Utrecht University: Benefits of discriminatory algorithms unproven, drawbacks are clear


When Dutch authorities make a distinction in their databases between citizens according their geographic origins, it is rarely aimed at correcting inequalities. Gerwin van Schie demonstrates this in his dissertation. Instead, people with a migration background are disadvantaged and the use of data deepens the dividing lines in Dutch society.

In his dissertation ‘The Datafication of Race-Ethnicity’, for which he received his PhD from Utrecht University on 19 September 2022, Gerwin van Schie delves into the data systems of Dutch government bodies. He shows that from about 2005 the possibility of using algorithms to uncover patterns in large amounts of data (data mining) was enthusiastically embraced as a basis for policy.

The origin of citizens was also considered relevant here. Initially, it concerned the distinction between ‘native’ and ‘immigrant’ citizens, later citizens with a ‘Western’ or ‘non-Western migration background’. Incidentally, these are new names for the same categories. Until very recently, they played a role in, for example, calculating the risks of crime and fraud.

Skewed distribution of trust
As a result of ethnic profiling, groups that already have a harder time in Dutch society due to their historically rooted disadvantage are relatively more distrusted and checked, while more privileged groups are given the benefit of the doubt. One of the examples that Van Schie analyses is the ‘Liveability Barometer’ of the Ministry of the Interior, where a larger percentage of ‘immigrants’ was until very recently supposed to impair the quality of life in a neighbourhood.

Another example is the Crime Anticipation System of the Amsterdam police, in which it was assumed that incidents will occur more often in multicultural neighbourhoods. The tax authorities’ control mechanisms that led to a recent scandal in the Netherlands are another high-profile example where biased algorithms resulted in a skewed distribution of trust and mistrust across already more and less privileged groups.

Van Schie exposes some inconsistencies in the ethnic profiling practices of Dutch authorities. First, they were rolled out enthusiastically, even though it had never been shown that making a distinction between citizens according to their origins – however drastic and questionable in principle – led to more effective policy.

Second, colonial biases translate into algorithms that intuitively make strange distinctions. For example, people from Turkey have a non-Western migration background, but people from Indonesia have a Western background, and people from Suriname have a non-Western background. Van Schie further emphasizes that once a distinction is made according to origin, sooner or later it will be used in a stigmatizing way.
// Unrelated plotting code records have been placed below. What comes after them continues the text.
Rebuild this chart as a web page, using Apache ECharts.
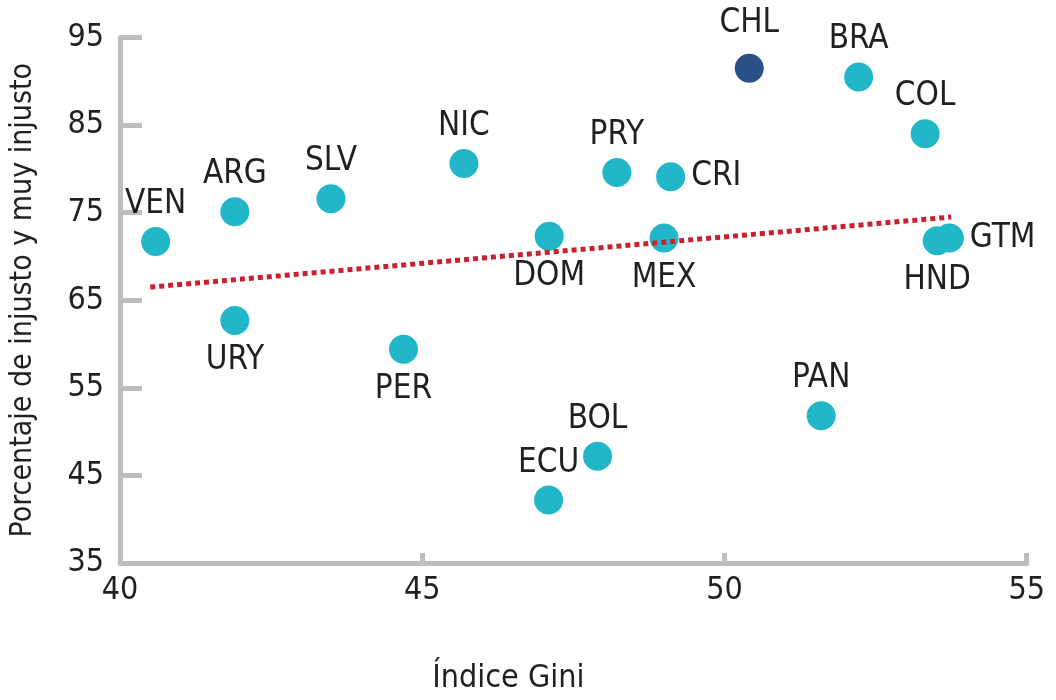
<!DOCTYPE html>
<html lang="es">
<head>
    <meta charset="UTF-8">
    <title>Gini vs injusticia</title>
    <style>
        html, body { margin: 0; padding: 0; background: #fff; }
        #chart { width: 1056px; height: 700px; }
    </style>
</head>
<body>
    <div id="chart"></div>
    <script src="https://cdn.jsdelivr.net/npm/echarts@6/dist/echarts.min.js"></script>
    <script>
        // datos
        var paises = ['VEN', 'ARG', 'URY', 'SLV', 'PER', 'NIC', 'DOM', 'ECU', 'BOL', 'PRY', 'CRI', 'MEX', 'PAN', 'BRA', 'COL', 'HND', 'GTM', 'CHL'];
        var gini = [40.59, 41.90, 41.90, 43.49, 44.69, 45.69, 47.10, 47.09, 47.90, 48.22, 49.11, 49.00, 51.60, 52.22, 53.32, 53.52, 53.72, 50.41];
        var injusto = [71.7, 75.1, 62.7, 76.6, 59.4, 80.6, 72.3, 42.2, 47.2, 79.6, 79.1, 72.1, 51.8, 90.5, 84.0, 71.8, 72.1, 91.5];
        var posEtiqueta = ['top', 'top', 'bottom', 'top', 'bottom', 'top', 'bottom', 'top', 'top', 'top', 'right', 'bottom', 'top', 'top', 'top', 'bottom', 'right', 'top'];
        var tendenciaX = [40.5, 53.75];
        var tendenciaY = [66.5, 74.5];

        var fuente = "'DejaVu Sans Condensed', 'Liberation Sans Narrow', sans-serif";
        var gris = '#bcbec0';
        var texto = '#231f20';

        var puntos = paises.map(function (p, i) {
            var esChile = p === 'CHL';
            return {
                name: p,
                value: [gini[i], injusto[i]],
                itemStyle: { color: esChile ? '#2b5087' : '#22b6c9', opacity: 1 },
                label: {
                    position: posEtiqueta[i],
                    distance: esChile ? 14 : (posEtiqueta[i] === 'bottom' ? 9 : 6)
                }
            };
        });

        var myChart = echarts.init(document.getElementById('chart'));
        var option = {
            animation: false,
            grid: { left: 119.5, right: 29.3, top: 37.5, bottom: 137 },
            xAxis: {
                type: 'value',
                min: 40, max: 55, interval: 5,
                name: 'Índice Gini',
                nameLocation: 'middle',
                nameGap: 100,
                nameTextStyle: { fontFamily: fuente, fontSize: 32, color: texto, padding: [0, 130, 0, 0] },
                axisLine: { lineStyle: { color: gris, width: 5 } },
                axisTick: { show: true, inside: true, length: 10, lineStyle: { color: gris, width: 5 } },
                axisLabel: { fontFamily: fuente, fontSize: 32, color: texto, margin: 12 },
                splitLine: { show: false }
            },
            yAxis: {
                type: 'value',
                min: 35, max: 95, interval: 10,
                name: 'Porcentaje de injusto y muy injusto',
                nameLocation: 'middle',
                nameGap: 82,
                nameTextStyle: { fontFamily: fuente, fontSize: 30, color: texto },
                axisLine: { show: true, lineStyle: { color: gris, width: 5 } },
                axisTick: { show: true, inside: true, length: 22, lineStyle: { color: gris, width: 5 } },
                axisLabel: { fontFamily: fuente, fontSize: 32, color: texto, margin: 16 },
                splitLine: { show: false }
            },
            series: [
                {
                    type: 'scatter',
                    symbolSize: 29,
                    data: puntos,
                    label: {
                        show: true,
                        formatter: '{b}',
                        fontFamily: fuente,
                        fontSize: 33,
                        color: texto
                    },
                    emphasis: { disabled: true }
                },
                {
                    type: 'line',
                    data: [[tendenciaX[0], tendenciaY[0]], [tendenciaX[1], tendenciaY[1]]],
                    symbol: 'none',
                    silent: true,
                    lineStyle: { color: '#c8202f', width: 5, type: [5, 4] }
                }
            ]
        };
        myChart.setOption(option);
    </script>
</body>
</html>
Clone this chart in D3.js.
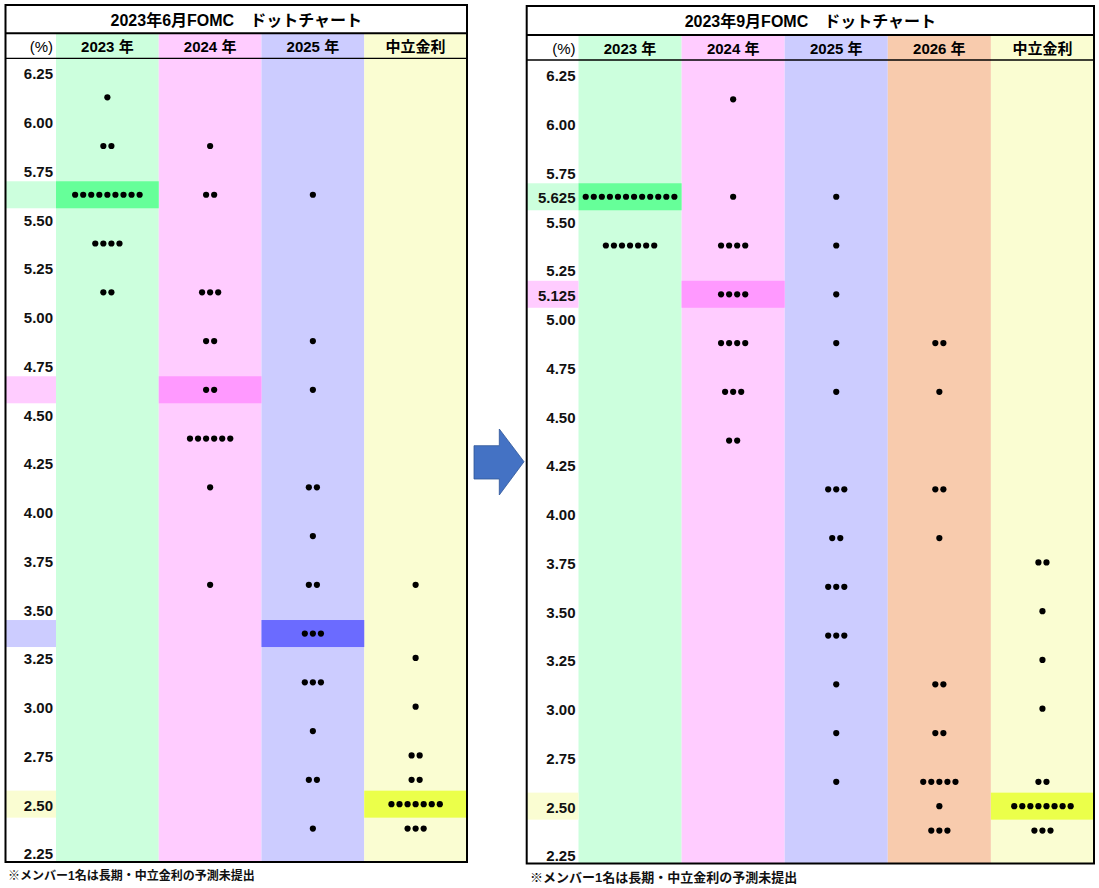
<!DOCTYPE html>
<html><head><meta charset="utf-8">
<script src="https://cdn.jsdelivr.net/npm/d3@7"></script>
<style>body{margin:0;background:#fff}svg{display:block}</style>
</head><body>
<svg id="c" width="1099" height="888"></svg>
<script>
// ---------- data ----------
const junTitle = "2023年6月FOMC\u3000ドットチャート";
const sepTitle = "2023年9月FOMC\u3000ドットチャート";
const footnote = "※メンバー1名は長期・中立金利の予測未提出";
const unitLabel = "(%)";
const tickValues = [6.25, 6.00, 5.75, 5.50, 5.25, 5.00, 4.75, 4.50, 4.25, 4.00, 3.75, 3.50, 3.25, 3.00, 2.75, 2.50, 2.25];

const junCats = ["2023 年", "2024 年", "2025 年", "中立金利"];
const jun2023 = [[6.125,1],[5.875,2],[5.625,9],[5.375,4],[5.125,2]];
const jun2024 = [[5.875,1],[5.625,2],[5.125,3],[4.875,2],[4.625,2],[4.375,6],[4.125,1],[3.625,1]];
const jun2025 = [[5.625,1],[4.875,1],[4.625,1],[4.125,2],[3.875,1],[3.625,2],[3.375,3],[3.125,3],[2.875,1],[2.625,2],[2.375,1]];
const junNeutral = [[3.625,1],[3.25,1],[3.0,1],[2.75,2],[2.625,2],[2.5,7],[2.375,3]];
const junMedians = [5.625, 4.625, 3.375, 2.5];
const junMedianLabels = [];

const sepCats = ["2023 年", "2024 年", "2025 年", "2026 年", "中立金利"];
const sep2023 = [[5.625,12],[5.375,7]];
const sep2024 = [[6.125,1],[5.625,1],[5.375,4],[5.125,4],[4.875,4],[4.625,3],[4.375,2]];
const sep2025 = [[5.625,1],[5.375,1],[5.125,1],[4.875,1],[4.625,1],[4.125,3],[3.875,2],[3.625,3],[3.375,3],[3.125,1],[2.875,1],[2.625,1]];
const sep2026 = [[4.875,2],[4.625,1],[4.125,2],[3.875,1],[3.125,2],[2.875,2],[2.625,5],[2.5,1],[2.375,3]];
const sepNeutral = [[3.75,2],[3.5,1],[3.25,1],[3.0,1],[2.625,2],[2.5,8],[2.375,3]];
const sepMedians = [5.625, 5.125, null, null, 2.5];
const sepMedianLabels = [5.625, 5.125];

// ---------- styles ----------
const palette = {
  "2023 年": {bg: "#CCFFDD", hi: "#66FF99"},
  "2024 年": {bg: "#FFCCFF", hi: "#FF99FF"},
  "2025 年": {bg: "#CCCCFF", hi: "#6B6BFF"},
  "2026 年": {bg: "#F8CBAD", hi: "#F4A070"},
  "中立金利": {bg: "#FAFDD2", hi: "#EBFF4A"}
};
const FONT = "'Liberation Sans','Noto Sans CJK JP',sans-serif";
const svg = d3.select("#c");

function drawPanel(p) {
  const g = svg.append("g");
  const x = d3.scaleBand().domain(p.cats).range([p.x0 + p.labelW, p.x1]).padding(0);
  const y = d3.scaleLinear().domain([6.25, 2.25]).range(p.yRange);
  const bw = x.bandwidth();
  const bandH = 27;

  // column backgrounds (header + body)
  g.selectAll("rect.col").data(p.cats).join("rect")
    .attr("x", d => x(d)).attr("y", p.ySep).attr("width", bw).attr("height", p.yBot - p.ySep)
    .attr("fill", d => palette[d].bg);

  // highlight bands (medians)
  p.cats.forEach((c, i) => {
    const m = p.medians[i];
    if (m == null) return;
    g.append("rect").attr("x", p.x0).attr("width", p.labelW)
      .attr("y", y(m) - bandH / 2).attr("height", bandH).attr("fill", palette[c].bg);
    g.append("rect").attr("x", x(c)).attr("width", bw)
      .attr("y", y(m) - bandH / 2).attr("height", bandH).attr("fill", palette[c].hi);
  });

  // lines
  g.append("line").attr("x1", p.x0).attr("x2", p.x1).attr("y1", p.ySep).attr("y2", p.ySep)
    .attr("stroke", "#000").attr("stroke-width", 2);
  g.append("line").attr("x1", p.x0).attr("x2", p.x1).attr("y1", p.yHead).attr("y2", p.yHead)
    .attr("stroke", "#000").attr("stroke-width", 1.3);

  // title
  g.append("text").attr("x", (p.x0 + p.x1) / 2).attr("y", (p.yTop + p.ySep) / 2 + 1)
    .attr("text-anchor", "middle").attr("dominant-baseline", "central")
    .attr("font-family", FONT).attr("font-weight", "bold").attr("font-size", 16)
    .text(p.title);

  // header
  g.selectAll("text.hd").data(p.cats).join("text")
    .attr("x", d => x(d) + bw / 2).attr("y", (p.ySep + p.yHead) / 2 + 1)
    .attr("text-anchor", "middle").attr("dominant-baseline", "central")
    .attr("font-family", FONT).attr("font-weight", "bold").attr("font-size", 15)
    .text(d => d);
  g.append("text").attr("x", p.x0 + p.labelW - 3).attr("y", (p.ySep + p.yHead) / 2 + 1)
    .attr("text-anchor", "end").attr("dominant-baseline", "central")
    .attr("font-family", FONT).attr("font-size", 15).text(unitLabel);

  // tick labels
  const labs = tickValues.map(v => ({v, f: d3.format(".2f")(v)}))
    .concat(p.medianLabels.map(v => ({v, f: d3.format(".3f")(v)})));
  g.selectAll("text.tk").data(labs).join("text")
    .attr("x", p.x0 + p.labelW - 3).attr("y", d => y(d.v) + 1)
    .attr("text-anchor", "end").attr("dominant-baseline", "central")
    .attr("font-family", FONT).attr("font-weight", "bold").attr("font-size", 15)
    .attr("fill", "#111").text(d => d.f);

  // dots
  const step = 8.06;
  p.series.forEach((s, i) => {
    const c = p.cats[i];
    const pts = [];
    s.forEach(([rate, n]) => {
      for (let k = 0; k < n; k++) pts.push({cx: x(c) + bw / 2 + (k - (n - 1) / 2) * step, cy: y(rate)});
    });
    g.selectAll(null).data(pts).join("circle")
      .attr("cx", d => d.cx).attr("cy", d => d.cy).attr("r", 3.1).attr("fill", "#000");
  });

  // outer border
  g.append("rect").attr("x", p.x0).attr("y", p.yTop).attr("width", p.x1 - p.x0).attr("height", p.yBot - p.yTop)
    .attr("fill", "none").attr("stroke", "#000").attr("stroke-width", 2);

  // footnote
  g.append("text").attr("x", p.noteX).attr("y", p.noteY).attr("dominant-baseline", "central")
    .attr("font-family", FONT).attr("font-weight", "bold").attr("font-size", p.noteSize)
    .attr("fill", "#111").text(footnote);
}

drawPanel({
  x0: 5.5, x1: 467, labelW: 50.5, yTop: 5, ySep: 33.3, yHead: 58.3, yBot: 862,
  yRange: [72.9, 852.9], cats: junCats, series: [jun2023, jun2024, jun2025, junNeutral],
  medians: junMedians, medianLabels: junMedianLabels, title: junTitle,
  noteX: 8, noteY: 875.5, noteSize: 12
});
drawPanel({
  x0: 526.7, x1: 1094, labelW: 51.8, yTop: 6, ySep: 35, yHead: 60, yBot: 863.5,
  yRange: [74.9, 854.9], cats: sepCats, series: [sep2023, sep2024, sep2025, sep2026, sepNeutral],
  medians: sepMedians, medianLabels: sepMedianLabels, title: sepTitle,
  noteX: 530, noteY: 877.5, noteSize: 13
});

// arrow between panels
const arrow = d3.path();
arrow.moveTo(474, 445.7); arrow.lineTo(499.3, 445.7); arrow.lineTo(499.3, 429);
arrow.lineTo(524, 461.7); arrow.lineTo(499.3, 495); arrow.lineTo(499.3, 479);
arrow.lineTo(474, 479); arrow.closePath();
svg.append("path").attr("d", arrow.toString()).attr("fill", "#4472C4")
  .attr("stroke", "#2F5597").attr("stroke-width", 0.8);
</script>
</body></html>
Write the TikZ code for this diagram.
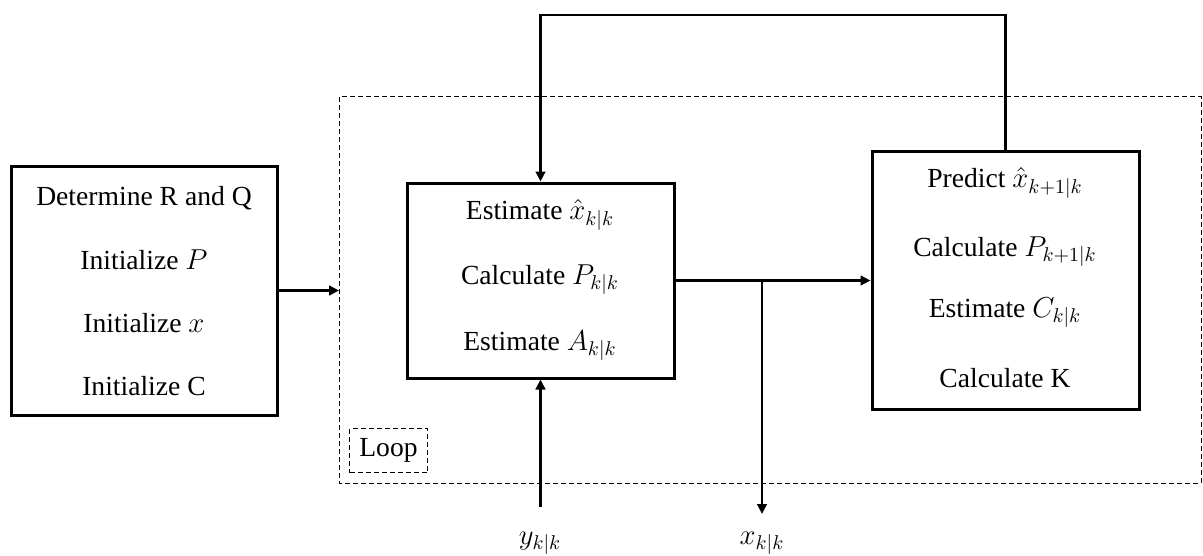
\documentclass[tikz,border=0pt]{standalone}
\usepackage{fontspec}
\setmainfont{Liberation Serif}
\usetikzlibrary{arrows.meta}
\begin{document}
\begin{tikzpicture}[x=0.5pt,y=-0.5pt,
  blk/.style={draw,line width=1.5pt,inner sep=0pt,minimum width=#1},
  txt/.style={inner sep=0pt,font=\fontsize{13.8}{16}\selectfont},
  conn/.style={line width=1.4pt},
  arr/.style={conn,-{Triangle[length=5pt,width=4.8pt]}},
  dash box/.style={draw,line width=0.5pt,dash pattern=on 2.5pt off 1.5pt}]
\useasboundingbox (0,0) rectangle (1203,556);
% loop region
\draw[dash box] (339,97) rectangle (1201,483);
\node[dash box,inner sep=0pt,minimum width=39pt,minimum height=22pt,anchor=north west] (loopbox) at (349,428) {};
\node[txt] (looptxt) at (loopbox.center) {Loop};
% boxes
\node[blk=133pt,minimum height=124.5pt] (L) at (144,290.5) {};
\node[blk=133.5pt,minimum height=97.5pt] (M) at (540.5,280.5) {};
\node[blk=133.5pt,minimum height=129pt] (R) at (1005.5,280) {};
% left texts
\node[txt] (l1) at (144,198) {Determine R and Q};
\node[txt] (l2) at (144,260) {Initialize $P$};
\node[txt] (l3) at (144,323) {Initialize $x$};
\node[txt] (l4) at (144,386) {Initialize C};
% middle texts
\node[txt] (m1) at (540,215) {Estimate $\hat{x}_{k|k}$};
\node[txt] (m2) at (540,280) {Calculate $P_{k|k}$};
\node[txt] (m3) at (540,346) {Estimate $A_{k|k}$};
% right texts
\node[txt] (r1) at (1005,183) {Predict $\hat{x}_{k+1|k}$};
\node[txt] (r2) at (1005,252) {Calculate $P_{k+1|k}$};
\node[txt] (r3) at (1005,313) {Estimate $C_{k|k}$};
\node[txt] (r4) at (1005,378) {Calculate K};
% labels
\node[txt] (ylab) at (540,543) {$y_{k|k}$};
\node[txt] (xlab) at (762,543) {$x_{k|k}$};
% coordinates
\coordinate (lin) at (339,290.5);
\coordinate (top) at (540.5,15);
\coordinate (br) at (762,280.5);
\coordinate (xend) at (762,514);
\coordinate (ystart) at (540.5,507);
% connectors
\draw[arr] (L.east) -- (lin);
\draw[arr] (R.north) |- (top) -- (M.north);
\draw[arr] (M.east) -- (M.east -| R.west);
\draw[arr] (br) -- (xend);
\draw[arr] (ystart) -- (M.south);
\end{tikzpicture}
\end{document}
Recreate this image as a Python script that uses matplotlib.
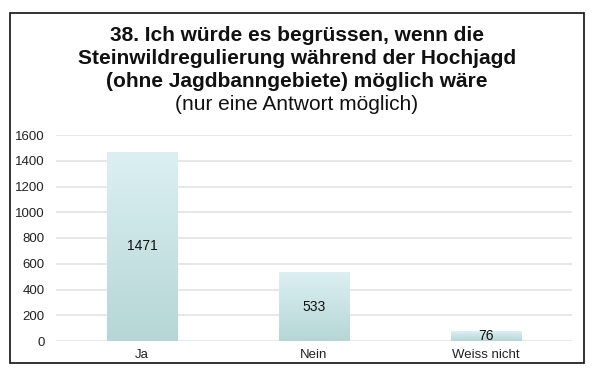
import matplotlib
matplotlib.use("Agg")
import matplotlib.pyplot as plt
import numpy as np
from matplotlib.patches import Rectangle
from matplotlib.colors import LinearSegmentedColormap

categories = ["Ja", "Nein", "Weiss nicht"]
values = [1471, 533, 76]
yticks = [0, 200, 400, 600, 800, 1000, 1200, 1400, 1600]

title_lines = ["38. Ich würde es begrüssen, wenn die",
               "Steinwildregulierung während der Hochjagd",
               "(ohne Jagdbanngebiete) möglich wäre"]
subtitle = "(nur eine Antwort möglich)"

plt.rcParams['font.family'] = ['Liberation Sans', 'DejaVu Sans']

W, H = 594, 379
fig = plt.figure(figsize=(W / 100, H / 100), dpi=100)
fig.patch.set_facecolor("white")

# border
fig.patches.append(Rectangle((10 / W, 1 - 363 / H), 574 / W, 350 / H,
                             transform=fig.transFigure, fill=False,
                             edgecolor="#111111", linewidth=1.2))

ax = fig.add_axes([56 / W, 1 - 341 / H, 516 / W, 206 / H])
ax.set_xlim(-0.5, len(categories) - 0.5)
ax.set_ylim(0, 1600)
ax.set_yticks(yticks)
ax.set_yticklabels([str(t) for t in yticks])
ax.set_xticks(range(len(categories)))
ax.set_xticklabels(categories)
for s in ax.spines.values():
    s.set_visible(False)
ax.tick_params(axis="both", length=0, labelsize=9.5, colors="#222222")
ax.tick_params(axis="y", pad=8)
ax.tick_params(axis="x", pad=6)
ax.grid(axis="y", color="#e3e3e3", linewidth=1.2)
ax.set_axisbelow(True)

cmap = LinearSegmentedColormap.from_list("g", ["#b6d6d6", "#dcf0f2"])
grad = np.linspace(0, 1, 256).reshape(-1, 1)
bw = 0.41
bars = ax.bar(range(len(categories)), values, width=bw, color="none",
              edgecolor="none", zorder=2)
for b, v in zip(bars, values):
    x0 = b.get_x()
    im = ax.imshow(grad, cmap=cmap, origin="lower", aspect="auto",
                   extent=(x0, x0 + bw, 0, v), zorder=2)
    im.set_clip_path(b)
    ax.text(b.get_x() + bw / 2, v / 2, str(v), ha="center", va="center",
            fontsize=10, color="#111111", zorder=3)
ax.set_xlim(-0.5, len(categories) - 0.5)
ax.set_ylim(0, 1600)

ys = [35.5, 58.5, 81.5]
for t, y in zip(title_lines, ys):
    fig.text(297 / W, 1 - y / H, t, ha="center", va="center",
             fontsize=15, fontweight="bold", color="#111111")
fig.text(297 / W, 1 - 104.5 / H, subtitle, ha="center", va="center",
         fontsize=15, color="#111111")

fig.savefig("out.png", dpi=100)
Effective and ethical data use
Lately, awareness about racist prejudice has grown in the Netherlands. Governments have gradually abandoned the practice of making a distinction according to origin in data mining. For instance, the ethnic distinction has been deleted in the Crime Anticipation System of the Amsterdam police since 2017, and since March 2022 the Liveability Barometer no longer distinguishes between identity characteristics.

The aforementioned scandal, where the Dutch tax authorities were widely criticized for their ethnic profiling, has led to a turnaround. Thanks to the Spinoza Prize that media scientist José van Dijck received from NWO in 2021, Van Schie is now conducting participatory research into effective and ethical use of data to shape policy. Based at the Utrecht Data School, he collaborates with many authorities and encounters great enthusiasm both from municipalities and ministries.